In the 90s the Italian league boasted seven teams that would routinely challenge for the title, known as "Le Sette Sorelle," or "The Seven Sisters" -- Milan, Inter, Juve, Roma, Lazio, Parma, and Fiorentina.
Richardson can see the coming years being similarly open.
"We might not be quite back to those days yet," he says, "but you can make a case that we're getting there -- with Napoli and Udinese perhaps replacing Lazio and Parma.
"That makes the league really open, and arguably a lot more exciting than say Spain, or even Germany."
As for this year's competition, Juve -- who have added Carlos Tevez and Fernando Llorente to their attacking armory -- are firm favorites, but other teams will certainly be interesting to watch.
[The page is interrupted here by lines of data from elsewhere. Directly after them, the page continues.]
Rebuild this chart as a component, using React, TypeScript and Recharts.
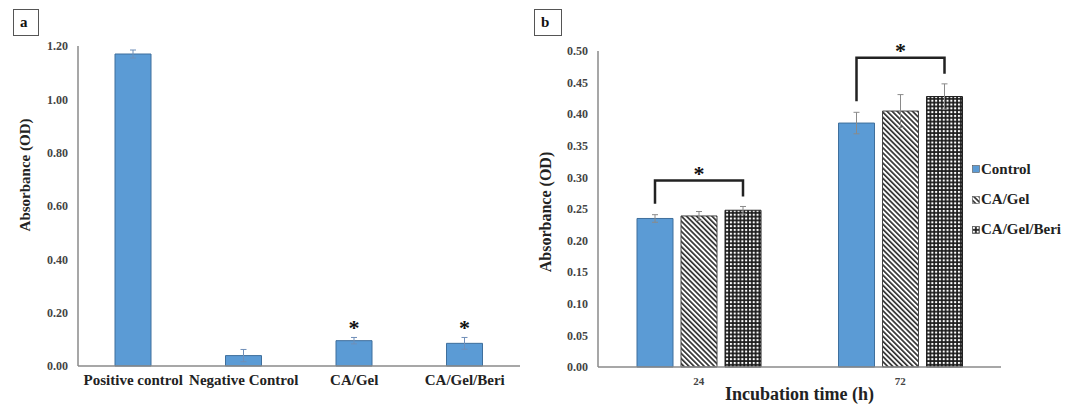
import { BarChart, Bar, XAxis, YAxis, ErrorBar, LabelList, Legend } from 'recharts';

// panel a
const groupsA = ['Positive control', 'Negative Control', 'CA/Gel', 'CA/Gel/Beri'];
const valuesA = [1.17, 0.039, 0.095, 0.085];
const errorsA = [0.015, 0.023, 0.012, 0.022];
const sigA = [false, false, true, true];
const ticksA = [0, 0.2, 0.4, 0.6, 0.8, 1.0, 1.2];

// panel b
const timesB = ['24', '72'];
const seriesB = ['Control', 'CA/Gel', 'CA/Gel/Beri'];
const controlB = [0.235, 0.386];
const caGelB = [0.239, 0.405];
const beriB = [0.248, 0.428];
const controlErrB = [0.006, 0.017];
const caGelErrB = [0.007, 0.026];
const beriErrB = [0.006, 0.02];
const sigB = [true, true];
const ticksB = [0, 0.05, 0.1, 0.15, 0.2, 0.25, 0.3, 0.35, 0.4, 0.45, 0.5];

const SERIF = "'Liberation Serif', 'Times New Roman', serif";
const BLUE = '#5b9bd5';
const BLUE_EDGE = '#3f6f9c';
const AXIS = '#8a8a8a';
const BAR_W = 36;
const BAR_GAP = 8;

const tickStyle = { fontSize: 12, fontWeight: 700, fill: '#444', fontFamily: SERIF };
const titleStyle = { fontSize: 15, fontWeight: 700, fill: '#222', fontFamily: SERIF };

const dataA = groupsA.map((name, i) => ({ name, value: valuesA[i], err: errorsA[i] }));
const dataB = timesB.map((time, i) => ({
  time,
  control: controlB[i],
  controlErr: controlErrB[i],
  caGel: caGelB[i],
  caGelErr: caGelErrB[i],
  beri: beriB[i],
  beriErr: beriErrB[i],
}));

function StarA(props: any) {
  const i = props.index;
  if (!sigA[i]) return null;
  const vb = props.viewBox || props;
  const { x, y, width, height } = vb;
  const k = height / valuesA[i];
  const errTop = y - errorsA[i] * k;
  return (
    <text x={x + width / 2} y={errTop - 12 + 10} textAnchor="middle" style={{ fontSize: 22, fontWeight: 700, fontFamily: SERIF, fill: '#111' }}>
      *
    </text>
  );
}

function BracketB(props: any) {
  const i = props.index;
  if (!sigB[i]) return null;
  const vb = props.viewBox || props;
  const { x, y, width, height } = vb;
  const k = height / caGelB[i];
  const base = y + height;
  const toY = (v: number) => base - v * k;
  const cx = x + width / 2;
  const lx = cx - (BAR_W + BAR_GAP);
  const rx = cx + (BAR_W + BAR_GAP);
  const leftEnd = toY(controlB[i] + controlErrB[i]) - 11;
  const rightEnd = toY(beriB[i] + beriErrB[i]) - 10;
  const highest = Math.max(controlB[i] + controlErrB[i], caGelB[i] + caGelErrB[i], beriB[i] + beriErrB[i]);
  const top = toY(highest) - 26;
  return (
    <g>
      <polyline points={`${lx},${leftEnd} ${lx},${top} ${rx},${top} ${rx},${rightEnd}`} fill="none" stroke="#222" strokeWidth={2.5} />
      <text x={cx} y={top - 9.5 + 10} textAnchor="middle" style={{ fontSize: 22, fontWeight: 700, fontFamily: SERIF, fill: '#111' }}>
        *
      </text>
    </g>
  );
}

function LegendB(props: any) {
  const items = [...(props.payload || [])].sort((a: any, b: any) => seriesB.indexOf(a.value) - seriesB.indexOf(b.value));
  return (
    <div style={{ fontFamily: SERIF }}>
      {items.map((it: any) => (
        <div key={it.value} style={{ display: 'flex', alignItems: 'center', height: 30.4 }}>
          <svg width={8} height={8} style={{ display: 'block' }}>
            <rect x={0.5} y={0.5} width={7} height={7} fill={it.color} stroke="#555" strokeWidth={0.6} />
          </svg>
          <span style={{ marginLeft: 1, fontSize: 15, fontWeight: 700, color: '#222' }}>{it.value}</span>
        </div>
      ))}
    </div>
  );
}

const boxStyle: any = {
  position: 'absolute',
  width: 26,
  height: 27,
  border: '1px solid #555',
  fontFamily: SERIF,
  fontWeight: 700,
  fontSize: 15,
  lineHeight: '25px',
  paddingLeft: 6,
  boxSizing: 'border-box',
  color: '#111',
};

export default function App() {
  return (
    <div style={{ position: 'absolute', left: 0, top: 0, width: 1077, height: 404, background: '#fff', overflow: 'hidden' }}>
      <div style={{ ...boxStyle, left: 13, top: 9 }}>a</div>
      <div style={{ ...boxStyle, left: 534, top: 9, width: 28 }}>b</div>

      <div style={{ position: 'absolute', left: 0, top: 0 }}>
        <BarChart width={530} height={404} data={dataA} margin={{ top: 46, right: 10, bottom: 8, left: 28 }}>
          <XAxis
            dataKey="name"
            interval={0}
            height={30}
            tickLine={false}
            axisLine={{ stroke: AXIS, strokeWidth: 1.5 }}
            tick={{ fontSize: 15, fontWeight: 700, fill: '#222', fontFamily: SERIF }}
          />
          <YAxis
            domain={[0, 1.2]}
            ticks={ticksA}
            tickFormatter={(v: number) => v.toFixed(2)}
            width={50}
            tickLine={false}
            tickMargin={4}
            axisLine={{ stroke: AXIS, strokeWidth: 1.5 }}
            tick={tickStyle}
            label={() => (
              <text x={25} y={175} transform="rotate(-90 25 175)" textAnchor="middle" dominantBaseline="central" style={titleStyle}>
                Absorbance (OD)
              </text>
            )}
          />
          <Bar dataKey="value" fill={BLUE} stroke={BLUE_EDGE} strokeWidth={1} barSize={BAR_W} isAnimationActive={false}>
            <ErrorBar dataKey="err" width={3} stroke="#6f8fb8" strokeWidth={1} direction="y" />
            <LabelList dataKey="value" content={StarA} />
          </Bar>
        </BarChart>
      </div>

      <div style={{ position: 'absolute', left: 520, top: 0 }}>
        <BarChart width={557} height={404} data={dataB} margin={{ top: 51, right: 76, bottom: 0, left: 28 }} barGap={BAR_GAP}>
          <defs>
            <pattern id="hatchB" width={3.6} height={3.6} patternUnits="userSpaceOnUse" patternTransform="rotate(-45)">
              <rect width={3.6} height={3.6} fill="#fff" />
              <rect width={1.7} height={3.6} fill="#333" />
            </pattern>
            <pattern id="gridB" width={3.8} height={3.8} patternUnits="userSpaceOnUse">
              <rect width={3.8} height={3.8} fill="#1a1a1a" />
              <rect x={0.9} y={0.9} width={2.1} height={2.1} fill="#fff" />
            </pattern>
          </defs>
          <XAxis
            dataKey="time"
            height={37}
            tickLine={false}
            tickMargin={4}
            axisLine={{ stroke: AXIS, strokeWidth: 1.5 }}
            tick={{ fontSize: 11, fontWeight: 700, fill: '#444', fontFamily: SERIF }}
            label={{ value: 'Incubation time (h)', position: 'insideBottom', offset: 4, style: { fontSize: 18, fontWeight: 700, fill: '#222', fontFamily: SERIF } }}
          />
          <YAxis
            domain={[0, 0.5]}
            ticks={ticksB}
            tickFormatter={(v: number) => v.toFixed(2)}
            width={50}
            tickLine={false}
            tickMargin={4}
            axisLine={{ stroke: AXIS, strokeWidth: 1.5 }}
            tick={tickStyle}
            label={() => (
              <text x={25} y={212} transform="rotate(-90 25 212)" textAnchor="middle" dominantBaseline="central" style={{ ...titleStyle, fontSize: 16 }}>
                Absorbance (OD)
              </text>
            )}
          />
          <Bar dataKey="control" name={seriesB[0]} fill={BLUE} stroke={BLUE_EDGE} strokeWidth={1} barSize={BAR_W} isAnimationActive={false}>
            <ErrorBar dataKey="controlErr" width={3} stroke="#8a8a8a" strokeWidth={1} direction="y" />
          </Bar>
          <Bar dataKey="caGel" name={seriesB[1]} fill="url(#hatchB)" stroke="#444" strokeWidth={1} barSize={BAR_W} isAnimationActive={false}>
            <ErrorBar dataKey="caGelErr" width={3} stroke="#8a8a8a" strokeWidth={1} direction="y" />
            <LabelList dataKey="caGel" content={BracketB} />
          </Bar>
          <Bar dataKey="beri" name={seriesB[2]} fill="url(#gridB)" stroke="#222" strokeWidth={1} barSize={BAR_W} isAnimationActive={false}>
            <ErrorBar dataKey="beriErr" width={3} stroke="#8a8a8a" strokeWidth={1} direction="y" />
          </Bar>
          <Legend
            layout="vertical"
            align="center"
            verticalAlign="middle"
            wrapperStyle={{ left: 452, top: 154, width: 110, height: 92 }}
            content={LegendB}
          />
        </BarChart>
      </div>
    </div>
  );
}
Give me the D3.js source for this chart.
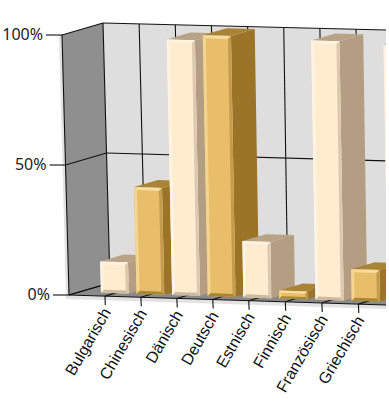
<!DOCTYPE html>
<html>
<head>
<meta charset="utf-8">
<script src="https://cdn.jsdelivr.net/npm/d3@7"></script>
<style>
  html, body { margin: 0; padding: 0; background: white; }
  svg { display: block; }
  .wall-line { stroke: #111; stroke-width: 1.1; fill: none; }
  .cat { font-family: "Liberation Sans", Arial, sans-serif; font-size: 16px; fill: #111; }
  .val { font-family: "Noto Sans", sans-serif; font-size: 16px; fill: #222; }
</style>
</head>
<body>
<div id="wykres"></div>
<script>
// the 9th bar is cut off by the picture edge, its label is not shown
var categories = ["Bulgarisch", "Chinesisch", "Dänisch", "Deutsch", "Estnisch", "Finnisch", "Französisch", "Griechisch", ""];
var values = [12, 41, 98, 100, 21.5, 3, 99, 12, 98];
var valueTicks = [0, 50, 100];
var gridPositions = [0, 1, 2, 3, 4, 5, 6, 7, 8, 9];

var width = 389, height = 402;

var palette = [
  { front: "#FFEBCD", left: "#FFF4E3", top: "#FFF3DF", right: "#DCC8AC", bottom: "#CDB99E", side: "#B39E83", cap: "#B8A386" },
  { front: "#E8BE6B", left: "#F3D58F", top: "#F6DC9F", right: "#C49C4C", bottom: "#A98630", side: "#9C7427", cap: "#A98436" }
];

var svg = d3.select("#wykres")
  .append("svg")
  .attr("width", width)
  .attr("height", height)
  .style("background", "white");

svg.append("clipPath").attr("id", "crop")
  .append("rect")
  .attr("width", 386)
  .attr("height", height);

var chart = svg.append("g").attr("clip-path", "url(#crop)");

// three scales: position along the categories, value height, depth into the box
var xscale = d3.scaleLinear().domain([0, 1]).range([0, 36.15]);
var yscale = d3.scaleLinear().domain([0, 100]).range([260, 0]);
var zscale = d3.scaleLinear().domain([0, 1]).range([0, 41]);
var zscale_y = d3.scaleLinear().domain([0, 1]).range([0, -12]);

function project(u, val, w) {
  var drop = yscale(val);
  // verticals lean less towards the right, the front floor edge is a bit wider
  var lean = (Math.max(4, 7 - 0.6 * u) + 0.4 * u * Math.pow(1 - w, 8)) * drop / 260;
  return [
    62 + xscale(u) + zscale(w) + lean,
    35 + 0.9 * u + zscale_y(w) + drop * (1 + 0.24 * u / 260)
  ];
}

function poly(points, fill, parent) {
  return (parent || chart).append("polygon")
    .attr("points", points.map(function (p) { return p.join(","); }).join(" "))
    .attr("fill", fill);
}

function seg(a, b) {
  chart.append("line")
    .attr("class", "wall-line")
    .attr("x1", a[0]).attr("y1", a[1])
    .attr("x2", b[0]).attr("y2", b[1]);
}

var uEnd = 9.5;

// light rim round the box
poly([[project(0, 100, 0)[0] - 3, project(0, 100, 0)[1]],
  project(0, 100, 0), project(0, 0, 0),
  project(uEnd, 0, 0),
  [project(uEnd, 0, 0)[0], project(uEnd, 0, 0)[1] + 4],
  [project(0, 0, 0)[0] - 3, project(0, 0, 0)[1] + 4]], "#E2E2E2");

// walls and floor
poly([project(0, 100, 1), project(uEnd, 100, 1), project(uEnd, 0, 1), project(0, 0, 1)], "#DEDEDE");
poly([project(0, 100, 0), project(0, 100, 1), project(0, 0, 1), project(0, 0, 0)], "#8F8F8F");
poly([project(0, 0, 0), project(0, 0, 1), project(uEnd, 0, 1), project(uEnd, 0, 0)], "#8A8A8A");

// grid on the back wall, side wall and floor
valueTicks.forEach(function (t) {
  seg(project(0, t, 1), project(uEnd, t, 1));
  seg(project(0, t, 0), project(0, t, 1));
  var p = project(0, t, 0);
  seg([p[0] - 16, p[1]], p);
});
gridPositions.forEach(function (u) {
  seg(project(u, 0, 1), project(u, 100, 1));
  seg(project(u, 0, 0), project(u, 0, 1));
});
seg(project(0, 0, 0), project(0, 100, 0));
seg(project(0, 0, 0), project(uEnd, 0, 0));

// bars, left to right so that each one covers the side of the previous one
var barHalf = 0.39, zFront = 0.25, zBack = 0.83, bevel = 3;

values.forEach(function (v, i) {
  var u = i + 1;
  var c = palette[i % 2];
  var fl = project(u - barHalf, v, zFront), fr = project(u + barHalf, v, zFront);
  var bl = project(u - barHalf, 0, zFront), br = project(u + barHalf, 0, zFront);
  var tbl = project(u - barHalf, v, zBack), tbr = project(u + barHalf, v, zBack);
  var bbr = project(u + barHalf, 0, zBack);

  poly([fr, tbr, bbr, br], c.side);
  poly([fl, tbl, tbr, fr], c.cap);

  var b = Math.min(bevel, (bl[1] - fl[1]) * 0.28);
  var ifl = [fl[0] + b, fl[1] + b], ifr = [fr[0] - b, fr[1] + b];
  var ibl = [bl[0] + b, bl[1] - b], ibr = [br[0] - b, br[1] - b];

  poly([fl, fr, br, bl], c.front);
  poly([fl, fr, ifr, ifl], c.top);
  poly([fl, ifl, ibl, bl], c.left);
  poly([fr, br, ibr, ifr], c.right);
  poly([bl, ibl, ibr, br], c.bottom);
});

// category ticks and labels
categories.forEach(function (name, i) {
  if (name === "") return;
  var p = project(i + 1, 0, 0);
  seg(p, [p[0] + 0.4, p[1] + 9]);
  svg.append("text")
    .attr("class", "cat")
    .attr("text-anchor", "end")
    .attr("transform", "translate(" + (p[0] + 6.5) + "," + (p[1] + 16) + ")rotate(-60)")
    .text(name);
});

// value labels
valueTicks.forEach(function (t) {
  var p = project(0, t, 0);
  svg.append("text")
    .attr("class", "val")
    .attr("text-anchor", "end")
    .attr("x", p[0] - 19)
    .attr("y", p[1] + 5)
    .text(t + "%");
});
</script>
</body>
</html>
"Inter may have a long hard season ahead of them; the new ownership there has pulled the handbrake on transfers at a time when they really need investment," says Richardson, " but Napoli are very interesting, and there's a lot of potential at Milan.
"They have some good young players and the return of Nigel De Jong will help shore them up defensively.
"Fiorentina have a really talented and exciting midfield, and Mario Gomez is potentially a fantastic asset to add to that, not to mention the return of Giuseppe Rossi. Those two could make them pretty formidable going forward."
The days of Serie A sitting at the pinnacle of European football may be in the past, but it is clear that reports of its death have been exaggerated.
With its mix of youth, new signings, unrivaled technical ability and the inevitable soap opera off the pitch, we could instead be in for a vintage season of Italian football.